▸ **Supplied information**:
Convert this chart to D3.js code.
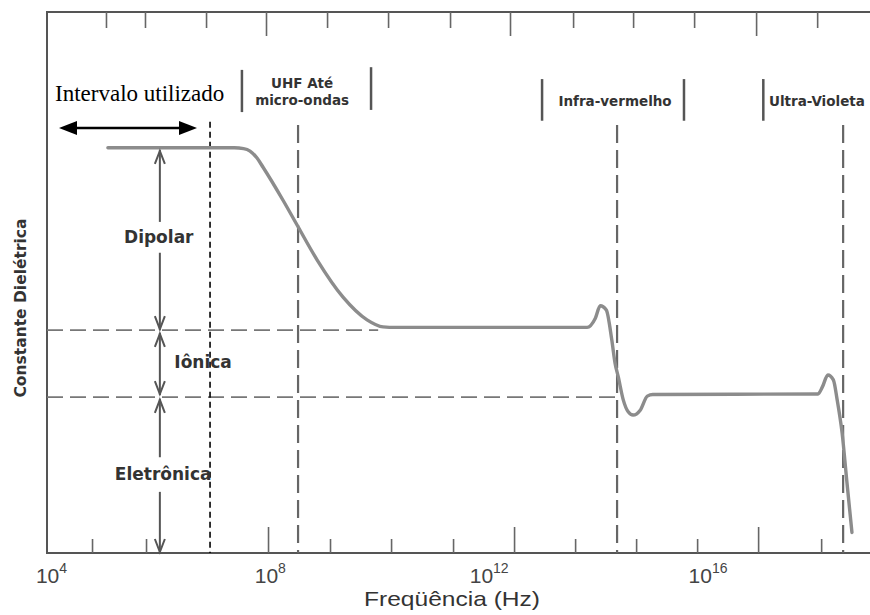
<!DOCTYPE html>
<html><head><meta charset="utf-8">
<script src="https://cdn.jsdelivr.net/npm/d3@7"></script>
<style>body{margin:0;background:#fff}</style></head>
<body>
<svg id="c" width="870" height="615"></svg>
<script>
// ---- data (frequency as log10 exponent, dielectric constant in arbitrary units) ----
const curveExp = [5.04, 7.35, 7.52, 7.638, 7.766, 7.876, 8.241, 8.516, 8.863, 9.338, 9.777, 10.07, 10.3, 13.80, 13.95, 14.04, 14.15, 14.25, 14.31, 14.37, 14.46, 14.55, 14.64, 14.77, 14.90, 15.0, 18.02, 18.10, 18.20, 18.30, 18.37, 18.46, 18.55, 18.64];
const curveVal = [7.49, 7.49, 7.475, 7.43, 7.30, 7.13, 6.52, 6.03, 5.42, 4.73, 4.31, 4.18, 4.17, 4.17, 4.34, 4.57, 4.49, 3.94, 3.51, 3.25, 2.83, 2.61, 2.55, 2.64, 2.90, 2.93, 2.94, 3.07, 3.29, 3.20, 2.83, 2.22, 1.29, 0.38];
const levelVals = [4.12, 2.88];            // boundaries Dipolar/Iônica, Iônica/Eletrônica
const levelEnds = [9.98, 14.31];           // where the dashed level lines stop
const resonanceExp = [8.516, 14.347, 18.479];
const usedLimitExp = 6.907;
const usedRange = [4.146, 6.669];
const bottomMinor = [4.75, 5.737, 9.10, 10.216, 11.349, 13.58, 14.695, 15.81, 18.077];
const bottomMajor = [7.967, 12.464, 16.925];
const topMinor = [5.005, 5.718, 6.834, 9.046, 10.161, 11.294, 13.543, 14.64, 15.755, 18.004];
const topMajor = [7.93, 12.39, 16.888];
const tickLabelExp = [4, 8, 12, 16];
const bandNames = ["Dipolar", "Iônica", "Eletrônica"];
const regionBars = [[7.49, 8.93, 8.15], [9.85, 8.98, 8.19], [12.976, 8.76, 7.99], [15.57, 8.76, 7.99], [17.02, 8.76, 7.99]];
const regionNames = [["UHF Até", "micro-ondas"], ["Infra-vermelho"], ["Ultra-Violeta"]];

// ---- scales ----
const svg = d3.select("#c");
const x = d3.scaleLog().domain([10 ** 3.927, 10 ** 18.97]).range([47, 870]);
const y = d3.scaleLinear().domain([0, 10]).range([553, 12]);
const X = e => x(10 ** e);

// frame
const frameCol = "#555";
svg.append("line").attr("x1", 47).attr("x2", 47).attr("y1", y(10)).attr("y2", y(0)).attr("stroke", frameCol).attr("stroke-width", 2);
svg.append("line").attr("x1", 46).attr("x2", 870).attr("y1", y(10)).attr("y2", y(10)).attr("stroke", frameCol).attr("stroke-width", 2);
svg.append("line").attr("x1", 46).attr("x2", 870).attr("y1", y(0)).attr("y2", y(0)).attr("stroke", frameCol).attr("stroke-width", 2);

function tickAxis(gen, vals, size, ypos) {
  const g = svg.append("g").attr("transform", `translate(0,${ypos})`)
    .call(gen(x).tickValues(vals.map(e => 10 ** e)).tickSizeInner(size).tickSizeOuter(0).tickFormat(""));
  g.select(".domain").remove();
  g.selectAll(".tick line").attr("stroke", "#666").attr("stroke-width", 1.6);
}
tickAxis(d3.axisBottom, bottomMinor, -14, y(0));
tickAxis(d3.axisBottom, bottomMajor, -26, y(0));
tickAxis(d3.axisTop, topMinor, -16, y(10));
tickAxis(d3.axisTop, topMajor, -24, y(10));

// tick labels
const lab = svg.append("g").attr("transform", `translate(0,${y(0)})`)
  .call(d3.axisBottom(x).tickValues(tickLabelExp.map(e => 10 ** e)).tickSize(0).tickFormat(""));
lab.select(".domain").remove();
lab.selectAll(".tick").each(function (d, i) {
  const t = d3.select(this).append("text").attr("y", 30).attr("text-anchor", "middle")
    .attr("font-family", "Liberation Sans, Arial, sans-serif").attr("font-size", 21).attr("fill", "#444");
  t.append("tspan").text("10");
  t.append("tspan").attr("dy", -10).attr("font-size", 14).text(tickLabelExp[i]);
});

// axis titles
svg.append("text").attr("x", 452).attr("y", 606).attr("text-anchor", "middle")
  .attr("font-family", "Liberation Sans, Arial, sans-serif").attr("font-size", 21).attr("fill", "#333")
  .attr("textLength", 176).attr("lengthAdjust", "spacingAndGlyphs")
  .text("Freqüência (Hz)");
svg.append("text").attr("transform", "translate(26,308) rotate(-90)").attr("text-anchor", "middle")
  .attr("font-family", "DejaVu Sans, sans-serif").attr("font-weight", "bold").attr("font-size", 15.5).attr("fill", "#333")
  .text("Constante Dielétrica");

// level dashed lines
levelVals.forEach((v, i) => {
  svg.append("line").attr("x1", 47).attr("x2", X(levelEnds[i])).attr("y1", y(v)).attr("y2", y(v))
    .attr("stroke", "#777").attr("stroke-width", 1.8).attr("stroke-dasharray", "16,7");
});

// resonance dashed verticals
resonanceExp.forEach(e => {
  svg.append("line").attr("x1", X(e)).attr("x2", X(e)).attr("y1", y(7.91)).attr("y2", y(0))
    .attr("stroke", "#666").attr("stroke-width", 2.2).attr("stroke-dasharray", "18,7");
});

// used-interval limit
svg.append("line").attr("x1", X(usedLimitExp)).attr("x2", X(usedLimitExp)).attr("y1", y(7.97)).attr("y2", y(0))
  .attr("stroke", "#000").attr("stroke-width", 1.6).attr("stroke-dasharray", "6,4");

// double arrow
const ay = y(7.856);
svg.append("line").attr("x1", X(usedRange[0]) + 12).attr("x2", X(usedRange[1]) - 12).attr("y1", ay).attr("y2", ay)
  .attr("stroke", "#000").attr("stroke-width", 2.5);
[[usedRange[0], 1], [usedRange[1], -1]].forEach(([e, s]) => {
  const px = X(e);
  svg.append("path").attr("d", `M${px},${ay} L${px + s * 18},${ay - 7} L${px + s * 18},${ay + 7} Z`).attr("fill", "#000");
});
svg.append("text").attr("x", 55).attr("y", 101).attr("font-family", "Liberation Serif, Times New Roman, serif")
  .attr("font-size", 23).attr("fill", "#000").text("Intervalo utilizado");

// curve
const pts = curveExp.map((e, i) => ({ e, v: curveVal[i] }));
svg.append("path").datum(pts)
  .attr("d", d3.line().x(d => X(d.e)).y(d => y(d.v)).curve(d3.curveMonotoneX))
  .attr("fill", "none").attr("stroke", "#8c8c8c").attr("stroke-width", 3.4).attr("stroke-linecap", "round");

// vertical band arrows
const bx = X(5.99);
const arrowCol = "#555";
const segs = [[7.45, 6.12], [5.55, 4.12], [4.07, 2.92], [2.85, 1.77], [1.13, 0.0]];
segs.forEach(s => {
  svg.append("line").attr("x1", bx).attr("x2", bx).attr("y1", y(s[0])).attr("y2", y(s[1]))
    .attr("stroke", arrowCol).attr("stroke-width", 2);
});
const heads = [[7.45, -1], [4.12, 1], [4.07, -1], [2.92, 1], [2.85, -1], [0.0, 1]];
heads.forEach(([v, dir]) => {
  const py = y(v) - (dir > 0 ? 1 : -1);
  svg.append("path").attr("d", `M${bx - 5},${py - dir * 13} L${bx},${py} L${bx + 5},${py - dir * 13}`)
    .attr("fill", "none").attr("stroke", arrowCol).attr("stroke-width", 2);
});
const bandPos = [[5.97, 5.73, "middle"], [6.78, 3.42, "middle"], [6.05, 1.35, "middle"]];
bandNames.forEach((n, i) => {
  svg.append("text").attr("x", X(bandPos[i][0])).attr("y", y(bandPos[i][1])).attr("text-anchor", bandPos[i][2])
    .attr("font-family", "DejaVu Sans, sans-serif").attr("font-weight", "bold").attr("font-size", 17).attr("fill", "#333")
    .text(n);
});

// region bars & names
regionBars.forEach(b => {
  svg.append("line").attr("x1", X(b[0])).attr("x2", X(b[0])).attr("y1", y(b[1])).attr("y2", y(b[2]))
    .attr("stroke", "#555").attr("stroke-width", 2.5);
});
const regionPos = [[8.59, 8.60], [14.31, 8.26], [18.0, 8.26]];
regionNames.forEach((lines, i) => {
  lines.forEach((t, j) => {
    svg.append("text").attr("x", X(regionPos[i][0])).attr("y", y(regionPos[i][1]) + j * 17).attr("text-anchor", "middle")
      .attr("font-family", "DejaVu Sans, sans-serif").attr("font-weight", "bold").attr("font-size", 13.5).attr("fill", "#333")
      .text(t);
  });
});
</script>
</body></html>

▸ **Given task**:
All lines holding the word "this" should be picked out and copied.

▸ **Task result**:
Convert this chart to D3.js code.
  const t = d3.select(this).append("text").attr("y", 30).attr("text-anchor", "middle")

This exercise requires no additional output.